PFGuard: A Generative Framework with Privacy and Fairness Safeguards
Soyeon Kim, Yuji Roh, Geon Heo, Steven Euijong Whang
TL;DR
PFGuard tackles the hard problem of generating private and fair synthetic data by explicitly addressing the counteractive relationship between differential privacy and fairness in high-dimensional settings. It introduces a two-stage design: fair training of an ensemble of intermediate teacher models via balanced minibatch sampling, followed by private training that transfers knowledge to a DP generator using Private Teacher Ensemble Learning (PTEL) with GNMax-like aggregation.
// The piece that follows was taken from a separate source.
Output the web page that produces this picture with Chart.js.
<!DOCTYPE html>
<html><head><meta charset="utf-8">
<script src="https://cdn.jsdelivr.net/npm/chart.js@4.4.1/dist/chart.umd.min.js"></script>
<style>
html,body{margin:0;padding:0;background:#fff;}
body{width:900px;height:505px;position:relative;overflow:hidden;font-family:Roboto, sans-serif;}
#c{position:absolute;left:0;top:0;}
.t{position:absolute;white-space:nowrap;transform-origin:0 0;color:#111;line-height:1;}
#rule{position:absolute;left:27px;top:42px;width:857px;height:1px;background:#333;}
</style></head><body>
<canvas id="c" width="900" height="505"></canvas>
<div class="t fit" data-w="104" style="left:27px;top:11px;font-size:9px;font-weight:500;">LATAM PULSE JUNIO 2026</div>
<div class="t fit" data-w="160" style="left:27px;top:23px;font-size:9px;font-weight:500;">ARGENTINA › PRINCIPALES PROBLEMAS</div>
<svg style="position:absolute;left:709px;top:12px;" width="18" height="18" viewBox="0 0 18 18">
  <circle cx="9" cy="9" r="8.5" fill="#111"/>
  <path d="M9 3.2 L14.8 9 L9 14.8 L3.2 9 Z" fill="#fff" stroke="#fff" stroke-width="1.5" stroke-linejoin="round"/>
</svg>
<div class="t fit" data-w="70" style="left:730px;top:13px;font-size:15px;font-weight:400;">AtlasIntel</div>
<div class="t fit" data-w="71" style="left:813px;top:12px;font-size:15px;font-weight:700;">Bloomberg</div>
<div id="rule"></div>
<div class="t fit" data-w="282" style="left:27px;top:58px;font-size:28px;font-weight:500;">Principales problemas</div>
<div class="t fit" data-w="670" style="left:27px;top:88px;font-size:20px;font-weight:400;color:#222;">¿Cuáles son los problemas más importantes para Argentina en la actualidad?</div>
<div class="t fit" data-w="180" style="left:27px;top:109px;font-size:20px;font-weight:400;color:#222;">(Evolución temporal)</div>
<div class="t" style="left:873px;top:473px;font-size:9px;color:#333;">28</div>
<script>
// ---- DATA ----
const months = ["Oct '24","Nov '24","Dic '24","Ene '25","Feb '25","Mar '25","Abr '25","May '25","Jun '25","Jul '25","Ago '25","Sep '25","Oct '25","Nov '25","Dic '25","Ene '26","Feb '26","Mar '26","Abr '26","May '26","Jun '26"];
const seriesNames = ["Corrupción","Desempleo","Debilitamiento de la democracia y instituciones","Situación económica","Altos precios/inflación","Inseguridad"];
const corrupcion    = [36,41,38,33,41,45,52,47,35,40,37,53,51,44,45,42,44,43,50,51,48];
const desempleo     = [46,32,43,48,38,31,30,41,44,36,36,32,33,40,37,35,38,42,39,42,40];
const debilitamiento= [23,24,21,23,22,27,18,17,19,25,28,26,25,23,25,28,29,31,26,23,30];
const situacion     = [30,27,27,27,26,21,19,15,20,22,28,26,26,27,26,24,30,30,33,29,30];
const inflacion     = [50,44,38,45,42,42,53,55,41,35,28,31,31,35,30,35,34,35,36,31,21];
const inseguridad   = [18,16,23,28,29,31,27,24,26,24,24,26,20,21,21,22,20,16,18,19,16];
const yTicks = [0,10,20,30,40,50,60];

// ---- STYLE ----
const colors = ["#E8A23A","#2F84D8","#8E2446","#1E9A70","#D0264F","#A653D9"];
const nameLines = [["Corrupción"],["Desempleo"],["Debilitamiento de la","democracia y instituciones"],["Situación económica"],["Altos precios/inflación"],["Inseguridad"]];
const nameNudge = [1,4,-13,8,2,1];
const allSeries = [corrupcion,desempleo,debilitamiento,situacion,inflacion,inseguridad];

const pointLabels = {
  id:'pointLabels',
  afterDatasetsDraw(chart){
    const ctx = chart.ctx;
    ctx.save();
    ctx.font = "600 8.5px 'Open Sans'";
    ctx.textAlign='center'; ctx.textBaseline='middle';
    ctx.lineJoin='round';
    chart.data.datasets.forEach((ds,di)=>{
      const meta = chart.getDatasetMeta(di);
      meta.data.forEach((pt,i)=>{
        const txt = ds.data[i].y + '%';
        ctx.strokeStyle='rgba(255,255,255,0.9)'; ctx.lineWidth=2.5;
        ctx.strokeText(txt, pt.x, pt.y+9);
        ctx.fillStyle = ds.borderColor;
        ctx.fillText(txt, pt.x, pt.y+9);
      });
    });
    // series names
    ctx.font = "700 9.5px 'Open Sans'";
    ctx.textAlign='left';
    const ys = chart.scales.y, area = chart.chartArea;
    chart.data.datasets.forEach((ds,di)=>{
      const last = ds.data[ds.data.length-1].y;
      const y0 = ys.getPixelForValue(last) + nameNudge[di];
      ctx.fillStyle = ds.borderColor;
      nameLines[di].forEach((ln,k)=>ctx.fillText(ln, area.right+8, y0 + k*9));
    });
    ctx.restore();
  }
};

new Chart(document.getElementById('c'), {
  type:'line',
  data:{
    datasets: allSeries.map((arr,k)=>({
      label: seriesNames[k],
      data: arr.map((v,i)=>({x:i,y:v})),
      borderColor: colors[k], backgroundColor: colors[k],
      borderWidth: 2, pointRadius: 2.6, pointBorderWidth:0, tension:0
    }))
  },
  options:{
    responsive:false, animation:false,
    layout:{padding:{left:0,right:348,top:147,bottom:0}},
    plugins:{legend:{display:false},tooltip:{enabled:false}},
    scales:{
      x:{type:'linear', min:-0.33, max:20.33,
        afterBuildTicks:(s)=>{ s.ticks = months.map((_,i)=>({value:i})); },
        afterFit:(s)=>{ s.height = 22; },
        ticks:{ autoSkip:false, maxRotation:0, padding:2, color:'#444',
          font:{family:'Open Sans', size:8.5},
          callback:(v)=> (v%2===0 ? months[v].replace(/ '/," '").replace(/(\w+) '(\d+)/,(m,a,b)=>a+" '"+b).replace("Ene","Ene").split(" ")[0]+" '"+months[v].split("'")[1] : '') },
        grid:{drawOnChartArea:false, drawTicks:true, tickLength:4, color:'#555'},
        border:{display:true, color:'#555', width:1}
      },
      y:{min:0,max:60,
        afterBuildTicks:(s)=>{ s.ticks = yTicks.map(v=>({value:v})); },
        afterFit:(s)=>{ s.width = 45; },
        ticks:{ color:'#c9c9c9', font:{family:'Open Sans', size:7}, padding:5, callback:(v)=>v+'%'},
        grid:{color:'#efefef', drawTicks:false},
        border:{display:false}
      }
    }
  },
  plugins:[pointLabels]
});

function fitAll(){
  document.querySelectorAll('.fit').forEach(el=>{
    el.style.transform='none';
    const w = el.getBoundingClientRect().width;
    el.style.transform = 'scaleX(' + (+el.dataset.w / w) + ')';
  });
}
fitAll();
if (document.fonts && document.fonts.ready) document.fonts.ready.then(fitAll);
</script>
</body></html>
The framework provides formal DP guarantees for the generator while improving fairness across groups and maintaining competitive utility, demonstrated through extensive experiments on MNIST, FashionMNIST, and CelebA. The results show that naive combinations of privacy and fairness techniques can degrade performance, whereas PFGuard achieves a better privacy-fairness-utility tradeoff with minimal overhead and compatibility with existing private generative models.
Abstract
Generative models must ensure both privacy and fairness for Trustworthy AI. While these goals have been pursued separately, recent studies propose to combine existing privacy and fairness techniques to achieve both goals. However, naively combining these techniques can be insufficient due to privacy-fairness conflicts, where a sample in a minority group may be represented in ways that support fairness, only to be suppressed for privacy. We demonstrate how these conflicts lead to adverse effects, such as privacy violations and unexpected fairness-utility tradeoffs. To mitigate these risks, we propose PFGuard, a generative framework with privacy and fairness safeguards, which simultaneously addresses privacy, fairness, and utility. By using an ensemble of multiple teacher models, PFGuard balances privacy-fairness conflicts between fair and private training stages and achieves high utility based on ensemble learning. Extensive experiments show that PFGuard successfully generates synthetic data on high-dimensional data while providing both DP guarantees and convergence in fair generative modeling.